For the past 7 years, I’ve taught a weekly yoga class for cancer survivors. Checking in before we start, people share what motivated them to come. Often it is hope of relief, the sense of wellbeing when we finish, learning to meditate, connecting with their tribe. It’s also “letting go of fearful thoughts,” a scan in the afternoon,” stress, or a “cancerversary” date approaching.

Over the next 2 days, Roxanne’s breath is shallow, hard to catch and control.  Her mind won’t be still and she loses focus.  She tries to go shopping with her mother and teenage daughter for a dress to wear to a wedding but feels impatient and grumpy.  She avoids talking about her fear and anxiety because she thinks it will alarm them. After all, she doesn’t know anything yet.

Protecting others from pain and worry, Roxanne shoulders it alone. Inside she obsesses: Will her life and goals be hijacked by new medical interventions? Will she lose the energy she’s finally recovered? How will her daughter, Lily, react when she finds out?

She knows it might be nothing.  And worse case scenario, a recurrence is not a death sentence.  But she no longer has the illusion that it can’t happen to her.

She cries in the shower where no one can see. She reads a new mystery by her favorite author. Enjoying ice cream, she lies in bed and watches Netflix. An Ativan stops the agony of rumination so she can sleep at night. She has trouble getting out of bed in the morning.

Neuroscience teaches that under (real or perceived) threat of danger, your body goes into fight, flight, or freeze in order to survive.

The fear response Roxanne had is faster than lightning and outside her control. 

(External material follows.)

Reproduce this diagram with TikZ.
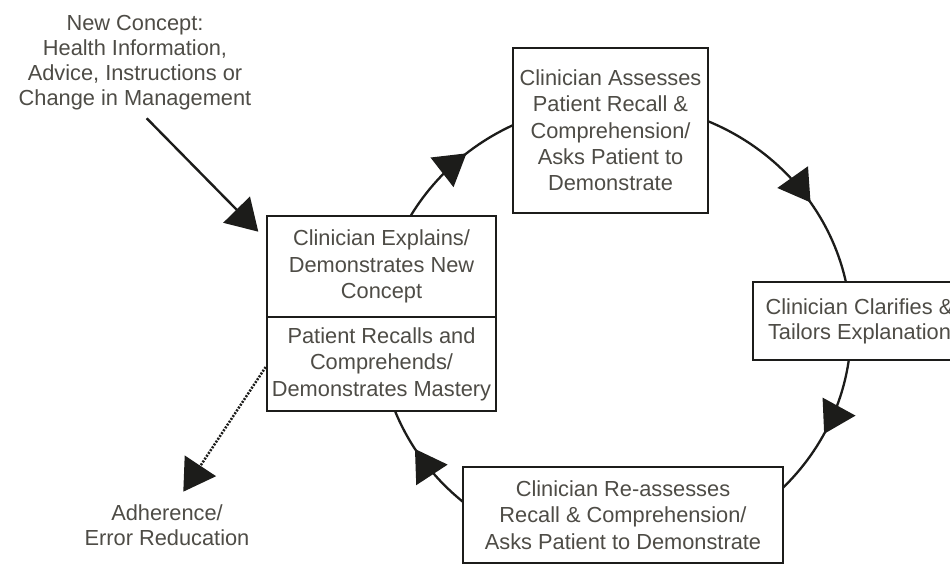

Once you are aware of how your nervous system has reacted, here are some ways to soothe and care for yourself:

  1. First recognize that fight/flight or freeze is a normal biological reaction. It is a perfectly understandable and adaptive initial phase of coping. Be as kind and compassionate to yourself as possible. Give yourself credit for making it through each day. You are doing the best you can!
  1. Reach out. When you feel the fear taking over again and your breath getting shallow, call a friend who can handle it, talk to trusted family, or a therapist or support group. Let yourself cry. Let someone comfort and connect with you.
  1. Find ways to feel connected to your body. Run, walk, swim, put on music and dance, do yoga. Feel and move your body. Enjoy your circulation, your ability to stretch and your physical sensations. Even a few minutes of one of these activities can make a huge difference.
  1. Sense your belonging to the earth. Feel the safety of gravity keeping you attached to the floor or ground. Feel the parts of your body that are touching the ground, the soil, natural bodies of water, your chair or the floor.
  1. Observe your breathing without judging it. Enjoy the pulse of life within you as you expand and contract in each moment and with each breath.
  1. Write about your feelings. Express all of it in a journal, telling your unvarnished and uncensored truth.